Morningstar Market Overview, April 2022

April proved to be a tough month for global equity markets, with the bulk of the major global markets ending the month with negative returns. Markets were weighed down by continued concerns around Russia’s war in Ukraine, inflationary pressures (and the possibility of higher interest rates) as well as China’s restrictions on the movement of citizens to curb rising Covid-19 infections.

The weak performance from global equity markets was most pronounced in the US, with the technology heavy NASDAQ 100 coming under pressure on the back of disappointing results from Apple as well as Amazon reporting its first net loss since 2015 and the slowest sales growth in its e-commerce business in two decades.

Inflation continued to climb higher in the US, with March year-on-year headline inflation coming in at 8.5% (the highest in three decades). Markets now expect the US Federal Reserve to move interest rates higher by 0.50% at their meeting in early May.

Exhibit 1: SA Market Performance (total returns)

Exhibit 1: SA Market Performance (total returns)

South African equities tracked global markets lower during the month, weighed down by weak performance from all local equity sectors, particularly those in the banking and insurance sectors.
Local bonds remained under pressure during the month, as the global risk off environment and renewed concerns around lacklustre SA GDP growth led to higher yields (and lower prices). Local listed property also ended the month lower, as poor performance from large index constituents including Redefine, Resilient and Growthpoint acted as a headwind to the performance of the asset class.

The rand reversed course during April, giving back a significant portion of its recent gains against the major developed market currencies. A strong US dollar, continued loadshedding by Eskom and flood damage in KwaZulu-Natal and the Eastern Cape which led to the government declaring a national state of disaster all weighed on the performance of the rand.

KwaZulu-Natal (KZN) was heavily impacted by flooding during the month, as the government declared a national state of disaster on the back of the destruction of key infrastructure, which left close to 40,000 people homeless.

SA headline CPI increased to 5.9% year-on-year for March (from 5.7% in February). The increase in headline CPI was largely a result of the transport category of the CPI basket, which was impacted by higher oil prices.
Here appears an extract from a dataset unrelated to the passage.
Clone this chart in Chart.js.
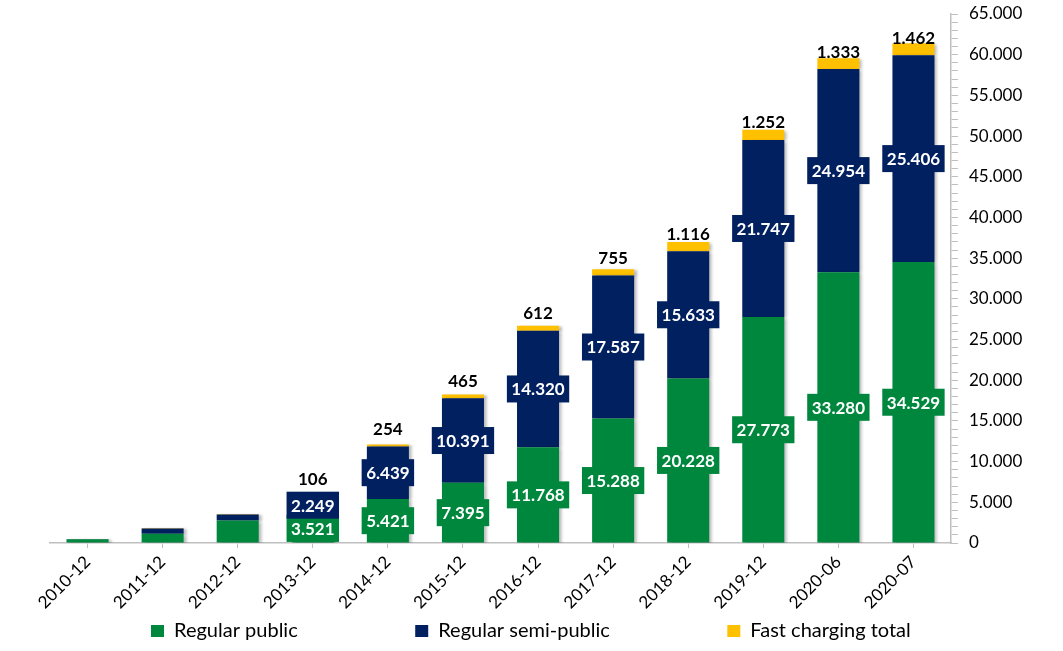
<!DOCTYPE html>
<html><head><meta charset="utf-8">
<script src="https://cdn.jsdelivr.net/npm/chart.js@4"></script>
<style>html,body{margin:0;padding:0;background:#fff;overflow:hidden}</style>
</head><body>
<canvas id="c" width="1063" height="651"></canvas>
<script>
const categories = ['2010-12','2011-12','2012-12','2013-12','2014-12','2015-12','2016-12','2017-12','2018-12','2019-12','2020-06','2020-07'];
const regularPublic = [460, 1150, 2750, 3521, 5421, 7395, 11768, 15288, 20228, 27773, 33280, 34529];
const regularSemiPublic = [30, 620, 740, 2249, 6439, 10391, 14320, 17587, 15633, 21747, 24954, 25406];
const fastChargingTotal = [5, 60, 80, 106, 254, 465, 612, 755, 1116, 1252, 1333, 1462];
const seriesNames = ['Regular public', 'Regular semi-public', 'Fast charging total'];
const labelledFrom = 3;
const yMax = 65000;
const yMajorStep = 5000;
const yMinorStep = 1000;

const GREEN = '#00873E', NAVY = '#002060', YELLOW = '#FFC000';
const FONT = 'Lato';
const LEGEND_SIZE = 20;
const fmt = v => String(Math.round(v)).replace(/\B(?=(\d{3})+(?!\d))/g, '.');

const mctx = document.createElement('canvas').getContext('2d');
mctx.font = LEGEND_SIZE + 'px ' + FONT;
const nbsp = mctx.measureText('\u00A0').width || 4;
const legendGapPx = [106, 105, 52];

const barShadowAndLabels = {
  id: 'barShadowAndLabels',
  beforeDatasetsDraw(chart) {
    const c = chart.ctx; c.save();
    c.shadowColor = 'rgba(0,0,0,0.28)'; c.shadowBlur = 3; c.shadowOffsetX = 3; c.shadowOffsetY = 1;
  },
  afterDatasetsDraw(chart) {
    const c = chart.ctx; c.restore();
    c.save();
    c.shadowColor = 'rgba(0,0,0,0)'; c.shadowBlur = 0; c.shadowOffsetX = 0; c.shadowOffsetY = 0;
    c.font = 'bold 17px ' + FONT;
    c.textAlign = 'center'; c.textBaseline = 'middle';
    chart.data.datasets.forEach((ds, di) => {
      const meta = chart.getDatasetMeta(di);
      meta.data.forEach((el, i) => {
        if (i < labelledFrom) return;
        const txt = fmt(ds.data[i]);
        if (ds.labelBox) {
          const cy = (el.y + el.base) / 2;
          const w = c.measureText(txt).width + 9, h = 27;
          c.fillStyle = ds.backgroundColor;
          c.fillRect(el.x - w / 2, cy - h / 2, w, h);
          c.fillStyle = '#fff';
          c.fillText(txt, el.x, cy + 1);
        } else {
          c.fillStyle = '#000';
          c.fillText(txt, el.x, el.base - 17);
        }
      });
    });
    c.restore();
  }
};

new Chart(document.getElementById('c'), {
  type: 'bar',
  data: {
    labels: categories,
    datasets: [
      { label: seriesNames[0], data: regularPublic, backgroundColor: GREEN, labelBox: true },
      { label: seriesNames[1], data: regularSemiPublic, backgroundColor: NAVY, labelBox: true },
      { label: seriesNames[2], data: fastChargingTotal, backgroundColor: YELLOW, labelBox: false }
    ]
  },
  options: {
    responsive: false,
    animation: false,
    devicePixelRatio: 1,
    layout: { padding: { left: 50, top: 14, right: 0, bottom: 0 } },
    datasets: { bar: { categoryPercentage: 1, barPercentage: 0.56, borderWidth: 0 } },
    scales: {
      x: {
        stacked: true,
        grid: { display: true, offset: false, drawOnChartArea: false, tickLength: 5, color: '#BFBFBF' },
        border: { color: '#BFBFBF', width: 1.5 },
        ticks: { minRotation: 45, maxRotation: 45, color: '#000', font: { family: FONT, size: 17 }, padding: 4 },
        afterFit(s) { s.height = 68; s.paddingLeft = 0; s.paddingRight = 0; }
      },
      y: {
        stacked: true,
        position: 'right',
        min: 0, max: yMax,
        grid: { drawOnChartArea: false, tickLength: 7, color: '#BFBFBF' },
        border: { color: '#BFBFBF', width: 1.5 },
        ticks: {
          stepSize: yMinorStep, autoSkip: false, color: '#000', padding: 11,
          font: { family: FONT, size: 17 },
          callback: v => (v % yMajorStep === 0 ? fmt(v) : '')
        },
        afterFit(s) { s.width = 112; s.paddingTop = 0; s.paddingBottom = 0; }
      }
    },
    plugins: {
      tooltip: { enabled: false },
      legend: {
        position: 'bottom',
        labels: {
          boxWidth: 13, boxHeight: 12, padding: 10, color: '#000',
          font: { family: FONT, size: LEGEND_SIZE },
          generateLabels(chart) {
            const items = Chart.defaults.plugins.legend.labels.generateLabels(chart);
            items.forEach((it, i) => { it.text = it.text + '\u00A0'.repeat(Math.round(legendGapPx[i] / nbsp)); });
            return items;
          }
        }
      }
    }
  },
  plugins: [barShadowAndLabels]
});
</script>
</body></html>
South Africa’s trade surplus widened to R45.9 billion in March 2022, supported by elevated commodity prices for key exports that led to the highest trade surplus since June 2021.

SA’s move towards fiscal consolidation received positive news during the month, as data for the full 2021/22 fiscal year indicated that revenue was R33 billion above the original budget estimate and expenditure was R9 billion lower. This translates to an improved deficit to GDP ratio of 4.9%, compared to the original estimate of 5.5%.

All local equity sectors ended the month lower, with Financials (-6.1%), Resources (-4.8%) and Industrials (-1.7%) all delivering negative performance.

Exhibit 2: SA Sector Performance (total returns)

Exhibit 2: SA Sector Performance (total returns)

Most of the major developed equity markets ended the month in negative territory, as global geopolitical concerns and elevated inflation prints (and possible higher interest rates) led to weak performance from global risk assets. The MSCI World Index delivered a return of -8.3% for the month.

Emerging market equities also struggled during the month, despite outperforming developed equity markets slightly. The MSCI Emerging Markets Index delivered a return of -5.6% for the month.

Most of the major equity markets ended the month in negative territory. The UK’s FTSE 100 (-3.9%), Germany’s FSE DAX (-7.3%), Japan’s Nikkei 225 (-9.6%) and China’s Shanghai SE Composite (-9.8%) all delivered negative performance for the month.

US equities also struggled, with both the S&P 500 (-8.7%) and the technology heavy NASDAQ 100 (-13.3%) both ending the month sharply lower.

Exhibit 3: International Market Performance (total returns)

Exhibit 3: International Market Performance (total returns)

Impact on client portfolios 

Most portfolios struggled to generate positive performance over the month. This was largely due to weak performance from risk assets including equities and listed property. Rand weakness over the month did provide a tailwind to the performance of global asset classes, however, this was largely insufficient to compensate for negative hard currency returns from major global equity markets. Those portfolios with an income focus ended the month largely flat or with marginal positive performance, assisted by the returns from local inflation linked bonds as well as shorter dated nominal bonds.

We remain comfortable with the current positioning of client portfolios, both from an asset allocation and a manager selection perspective. We will continue to follow our valuation driven approach by allocating assets to the most attractive areas of the market from a reward for risk perspective. We are confident that we will continue to deliver on the specific investment objectives of each client portfolio independent of the prevailing market environment.